Oct 2/14
Westward Ho! Indeed’s hop selection trip explores the best of the Pacific Northwest
"Go West, young man, go West." They say if you want a job done well, you’ve got to do it yourself. When it comes to selecting hops, the little green cones with the one-two punch of flavor and aroma, getting that job done right is essential to brewing our signature beers. To smell, touch, taste, and see the year’s crop of hops is why Indeed co-founders Tom Whisenand and Nathan Berndt, and head brewer Josh Bischoff, traveled to Washington state for this year’s lush, fragrant, colorful hop harvest.
Washington’s Yakima Valley is the epicenter of hop growing and processing, thanks to its ideal climate and long, well-established production history; they boast by far the largest percentage of hops grown in the United States. If it’s such a well-oiled machine, why bother making the trip before placing your order? As Director of Operations Tom Whisenand explains, “Like any agricultural product, the quality and characteristics of hop crops will vary from field to field, grower to grower, this side of the river to that side of the river. Selecting in person ensures that we get the hops that best match what we are looking for in each variety.” And this in turn ensures that the Day Tripper you sip today will taste like the Day Tripper you drink a year from now.
Another highly anticipated, highly unpredictable, but wholly worth-it part of the hop harvest is the opportunity to send back unprocessed hops to be brewed into very small batches of fresh hop beer. New to fresh hop beer? Head brewer Josh Bischoff's got you covered with a quick primer: "[Fresh hop] is a beer made with hops fresh off the vine that have not been dried or processed. Even with great care in processing hops you do lose some oils and character of the non-processed hop. Part of what makes fresh hop beers special is you only have a small window to use the hops once they are harvested, ideally within hours, and [the hops] are only harvested once a year over the course of a few weeks." If this all sounds risky and high-stakes, it is, but the final product warrants the extra effort!

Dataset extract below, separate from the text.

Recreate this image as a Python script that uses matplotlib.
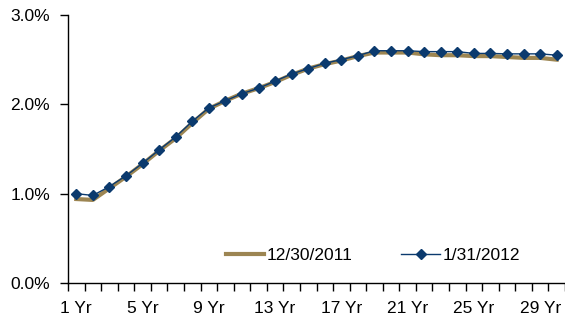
import matplotlib
matplotlib.use("Agg")
import matplotlib.pyplot as plt
from matplotlib.ticker import FixedLocator, FuncFormatter

plt.rcParams['font.family'] = ['Liberation Sans', 'DejaVu Sans']

maturities = [f"{i} Yr" for i in range(1, 31)]
yield_2011 = [0.94, 0.93, 1.06, 1.19, 1.33, 1.48, 1.62, 1.79, 1.95, 2.04, 2.12, 2.18, 2.25, 2.33,
              2.40, 2.45, 2.49, 2.54, 2.58, 2.58, 2.58, 2.56, 2.55, 2.55, 2.54, 2.54, 2.53, 2.52,
              2.52, 2.50]
yield_2012 = [1.00, 0.98, 1.08, 1.20, 1.34, 1.49, 1.635, 1.81, 1.96, 2.04, 2.12, 2.18, 2.26, 2.34,
              2.40, 2.46, 2.50, 2.545, 2.60, 2.60, 2.60, 2.59, 2.59, 2.59, 2.57, 2.57, 2.565, 2.565,
              2.565, 2.55]
series_labels = ["12/30/2011", "1/31/2012"]
y_ticks = [0.0, 1.0, 2.0, 3.0]

fig = plt.figure(figsize=(5.65, 3.2), dpi=100)
ax = fig.add_axes([68 / 565, 37 / 320, 497 / 565, 268 / 320])

x = list(range(len(maturities)))
ax.plot(x, yield_2011, color='#9C8552', lw=3.0, label=series_labels[0], zorder=2)
ax.plot(x, yield_2012, color='#0B3A6E', lw=1.0, marker='D', ms=5,
        markeredgecolor='#0B3A6E', markerfacecolor='#0B3A6E', label=series_labels[1], zorder=3)

ax.set_xlim(-0.5, len(maturities) - 0.5)
ax.set_ylim(0, 3.0)

ax.set_yticks(y_ticks)
ax.yaxis.set_major_formatter(FuncFormatter(lambda v, p: f"{v:.1f}%"))

label_pos = x[::4]
ax.xaxis.set_major_locator(FixedLocator(label_pos))
ax.set_xticklabels([maturities[i] for i in label_pos])
ax.xaxis.set_minor_locator(FixedLocator([i - 0.5 for i in range(len(maturities) + 1)]))
ax.tick_params(axis='x', which='major', length=0, pad=13, labelsize=12.5)
ax.tick_params(axis='x', which='minor', length=6, width=1, direction='out')
ax.tick_params(axis='y', which='major', length=6, width=1, pad=7, labelsize=12.5)

for side in ('top', 'right'):
    ax.spines[side].set_visible(False)
for side in ('left', 'bottom'):
    ax.spines[side].set_linewidth(1.0)

ax.legend(loc='center left', bbox_to_anchor=(0.30, 0.104), ncol=2, frameon=False,
          borderpad=0, handlelength=2.2, handletextpad=0.17, columnspacing=2.8,
          fontsize=12.5)

fig.savefig("out.png", dpi=100)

This year's fresh hop beer went off with nearly nary a hitch, and we're lucky to be tapping into the Mosaic Fresh Hop this evening in the taproom, and at both Red Cow locations in Minneapolis and St. Paul! But things don't always go so smoothly: there's an extreme time crunch from the moment the hops are harvested, then trucked on a dedicated refrigerated truck, and finally received miles away at the brewery before they're brewed into beer.
As Tom puts it, "A fresh hop beer is a logistical nightmare but what is delivered in the final product is something extremely special." Run, don't walk, to the nearest source; once this year's batch is gone, it'll be a long wait for another taste. This is as fresh, fragrant, and fleeting as it gets, so get your hands on some today.